There are many reasons why a company would offer stock options in its benefits packages. Many small and mid-sized companies do so because they can’t afford to pay their employees as much as some other companies can but their company is growing and they can offer the employees a piece of the success. Others do so in order to incentivize the employees because when the company does well, they do well.
How stock options work
Stock options have a limited time frame in which employees can purchase stock at a discounted price, which may be called the grant price, strike price, or exercise price. This pre-set price is only good until the deadline, and many stock option contracts include a clause that the option closes if the person leaves the company before the deadline. The options may also have a start date, a period of time in which the employee must remain employed before receiving the right to exercise his or her option. This is similar to 401k vesting periods. A vesting schedule might restrict the number of stock options that can be exercised to spread them out over a number of years of employment.
Stock options can also be extended to employees, contractors, consultants, and investors. Stock options granted to employees as incentive stock options (ISO) are statutory stock options. Those plans offered to consultants and others are non-statutory stock options (NSO). ISO and NSO are treated very differently for tax purposes.

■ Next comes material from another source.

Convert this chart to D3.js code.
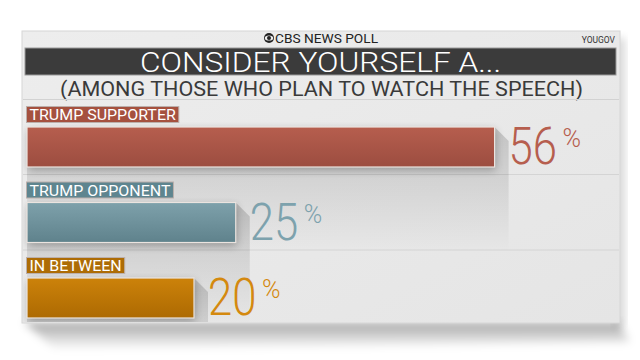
<!DOCTYPE html>
<html>
<head>
<meta charset="utf-8">
<script src="https://cdn.jsdelivr.net/npm/d3@7"></script>
<style>
  body { margin: 0; background: #fff; }
  svg { display: block; }
  text { font-family: Roboto, "DejaVu Sans", sans-serif; }
</style>
</head>
<body>
<div id="chart"></div>
<script>
var width = 640, height = 360;

// data
var categories = ["TRUMP SUPPORTER", "TRUMP OPPONENT", "IN BETWEEN"];
var values = [56, 25, 20];
var barColors = [["#b65e4e", "#9c4d40"], ["#7ea1ab", "#5f828c"], ["#cc820a", "#ad6a02"]];
var tagColors = ["#a5513f", "#5e858f", "#ad6c05"];
var numColors = ["#b65e4e", "#7da2ad", "#d4890f"];

var svg = d3.select("#chart")
.append("svg")
.attr("width", width)
.attr("height", height);

var defs = svg.append("defs");

defs.append("filter").attr("id", "blur")
.attr("x", "-20%").attr("y", "-20%").attr("width", "140%").attr("height", "140%")
.append("feGaussianBlur").attr("stdDeviation", 4);

defs.append("clipPath").attr("id", "panelClip")
.append("rect").attr("x", 23).attr("y", 100).attr("width", 596).attr("height", 222);

barColors.forEach(function (c, i) {
    var g = defs.append("linearGradient").attr("id", "bar" + i)
    .attr("x1", 0).attr("y1", 0).attr("x2", 0).attr("y2", 1);
    g.append("stop").attr("offset", "0%").attr("stop-color", c[0]);
    g.append("stop").attr("offset", "100%").attr("stop-color", c[1]);
});

var sg = defs.append("linearGradient").attr("id", "castShadow")
.attr("x1", 0).attr("y1", 0).attr("x2", 0).attr("y2", 1);
sg.append("stop").attr("offset", "0%").attr("stop-color", "#000").attr("stop-opacity", 0.16);
sg.append("stop").attr("offset", "100%").attr("stop-color", "#000").attr("stop-opacity", 0);

var pg = defs.append("linearGradient").attr("id", "panelShadow")
.attr("x1", 0).attr("y1", 0).attr("x2", 0).attr("y2", 1);
pg.append("stop").attr("offset", "0%").attr("stop-color", "#000").attr("stop-opacity", 0.35);
pg.append("stop").attr("offset", "100%").attr("stop-color", "#000").attr("stop-opacity", 0);

var bg = defs.append("linearGradient").attr("id", "panelFill")
.attr("x1", 0).attr("y1", 0).attr("x2", 1).attr("y2", 1);
bg.append("stop").attr("offset", "0%").attr("stop-color", "#ededed");
bg.append("stop").attr("offset", "100%").attr("stop-color", "#e5e5e5");

// panel + its shadow
svg.append("path")
.attr("d", "M24,322 L618,322 L630,342 L56,350 Z")
.attr("fill", "url(#panelShadow)")
.attr("filter", "url(#blur)");
svg.append("rect")
.attr("x", 613).attr("y", 38).attr("width", 12).attr("height", 288)
.attr("fill", "#000").attr("opacity", 0.15)
.attr("filter", "url(#blur)");
svg.append("rect")
.attr("x", 22).attr("y", 31).attr("width", 598).attr("height", 292)
.attr("fill", "url(#panelFill)")
.attr("stroke", "#d6d6d6");

// header
var logo = svg.append("g").attr("transform", "translate(269,38)");
logo.append("circle").attr("r", 5).attr("fill", "#222");
logo.append("ellipse").attr("rx", 4.2).attr("ry", 2.6).attr("fill", "#ececec");
logo.append("circle").attr("r", 2).attr("fill", "#222");

svg.append("text")
.attr("x", 275).attr("y", 42.5)
.attr("font-size", 12.5).attr("fill", "#222")
.attr("textLength", 103).attr("lengthAdjust", "spacingAndGlyphs")
.text("CBS NEWS POLL");

svg.append("text")
.attr("x", 615).attr("y", 43)
.attr("text-anchor", "end")
.attr("font-size", 8.5).attr("fill", "#333")
.text("YOUGOV");

svg.append("rect")
.attr("x", 25).attr("y", 48).attr("width", 591).attr("height", 27)
.attr("fill", "#3b3b3b")
.attr("stroke", "#9a9a9a").attr("stroke-width", 1);

svg.append("text")
.attr("x", 140).attr("y", 72)
.attr("font-size", 28.5).attr("font-weight", 300).attr("fill", "#fff")
.attr("textLength", 361).attr("lengthAdjust", "spacingAndGlyphs")
.text("CONSIDER YOURSELF A...");

svg.append("text")
.attr("x", 60).attr("y", 96)
.attr("font-size", 21).attr("fill", "#3a3a3a")
.attr("textLength", 523).attr("lengthAdjust", "spacingAndGlyphs")
.text("(AMONG THOSE WHO PLAN TO WATCH THE SPEECH)");

svg.append("line")
.attr("x1", 23).attr("x2", 619).attr("y1", 99.5).attr("y2", 99.5)
.attr("stroke", "#d2d2d2");

// scales
var x = d3.scaleLinear()
.domain([0, 100])
.range([27, 862]);

var y = d3.scalePoint()
.domain(categories)
.range([106, 257]);

var rowsLayer = svg.append("g").attr("clip-path", "url(#panelClip)");

var rows = rowsLayer
.selectAll("g")
.data(categories)
.enter()
.append("g")
.attr("transform", function (d) { return "translate(0," + y(d) + ")"; });

// separators
rows.append("line")
.attr("x1", 23).attr("x2", 619)
.attr("y1", 68.5).attr("y2", 68.5)
.attr("stroke", function (d, i) { return i < 2 ? "#d4d4d4" : "none"; });

// cast shadow behind each bar
rows.append("path")
.attr("d", function (d, i) {
    var xe = x(values[i]);
    return "M" + xe + ",21 L" + (xe + 14) + ",35 L" + (xe + 14) + ",146 L" + x(0) + ",146 L" + x(0) + ",61 L" + xe + ",61 Z";
})
.attr("fill", "url(#castShadow)");

rows.append("rect")
.attr("x", x(0) + 1).attr("y", 24)
.attr("width", function (d, i) { return x(values[i]) - x(0); })
.attr("height", 40)
.attr("fill", "#000").attr("opacity", 0.28)
.attr("filter", "url(#blur)");

rows.append("rect")
.attr("x", x(0)).attr("y", 21)
.attr("width", function (d, i) { return x(values[i]) - x(0); })
.attr("height", 40)
.attr("fill", function (d, i) { return "url(#bar" + i + ")"; })
.attr("stroke", "#ebe4e0").attr("stroke-width", 1.2);

// category tags: boxes first, text on top
var tags = rows.append("rect")
.attr("x", 26.5).attr("y", 0.5)
.attr("height", 16)
.attr("fill", function (d, i) { return tagColors[i]; })
.attr("stroke", "#bcb0ac").attr("stroke-width", 1);

var tagText = rows.append("text")
.attr("x", 29.5).attr("y", 14)
.attr("font-size", 15.5).attr("fill", "#fff")
.text(function (d) { return d; });

tagText.each(function (d, i) {
    var w = this.getComputedTextLength() * 1.03;
    d3.select(this).attr("textLength", w).attr("lengthAdjust", "spacingAndGlyphs");
    d3.select(tags.nodes()[i]).attr("width", w + 6);
});

// value labels, narrowed with a scale so the box matches the glyphs
rows.append("text")
.attr("transform", function (d, i) { return "translate(" + (x(values[i]) + 14) + ",58) scale(0.84,1)"; })
.attr("font-size", 52).attr("font-weight", 300)
.attr("fill", function (d, i) { return numColors[i]; })
.text(function (d, i) { return values[i]; });

rows.append("text")
.attr("x", function (d, i) { return x(values[i]) + 68; })
.attr("y", 41)
.attr("font-size", 25).attr("font-weight", 300)
.attr("fill", function (d, i) { return numColors[i]; })
.text("%");
</script>
</body>
</html>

Taxation on ISO and NSO plans
The taxation of stock options can be very complicated, and a good tax accountant will study in depth in order to advise his or her clients about whether an ISO or NSO would be better and how long to hold the stock in order to receive the maximum financial benefit with minimum tax effect.
As a general rule, there is no tax effect when a person exercises a stock option by purchasing stock. Profit is taxed at the time of sale; the spread between the strike price and selling price for an ISO is taxed at the capital gains tax rate, while the spread of an NSO is taxed at the owner’s regular tax rate and is subject to all withholdings.
Since the capital gains rate is below most personal tax levels, the ISO is usually preferred. However, if the person is in a very low tax bracket, or if the person is planning on selling within the year, NSO may prove a better option.
Alternative Minimum Tax (AMT) may also impact the decision to exercise ISO or NSO and when to sell. Looking closely at your client’s financial position will help you provide accurate guidance.
There are also a variety of stipulations and exceptions. For instance, in the case of an ISO, stock must be held for at least one year AND it must be at least two years since the option was granted in order to receive the preferred long-term capital gains rate. Otherwise, it will be taxed as an NSO – the spread is treated as ordinary income.
Stock options and employers
If you have an employer who is considering offering stock options, you will have to discuss many factors. A few include:
- The specifics of the stock option contract: who it will be offered to, the vesting period, closing date, strike price, number of options permitted to be exercised, stipulations on options when an employee leaves, is fired, or dies, how employees will pay for the purchases, and other details
- The total number or percentage of shares to be issued under the plan, usually between 5 and 20% of stock total to prevent dilution of stock
- Who will administer the plan and provide financial reporting
- Approval of the plan by other shareholders and the board, if there is one
- Right of first refusal, which will give the employer the opportunity to limit the number of shareholders
- Compliance with securities laws
- Valuation of the stock – this is important for non-trading stocks since trading stocks have a valuation on the market already
Whether your clients are employers or employees, by studying the details of the tax code regarding stock options, you can be their valued financial advisor who helps them choose the best options to grow their financial position.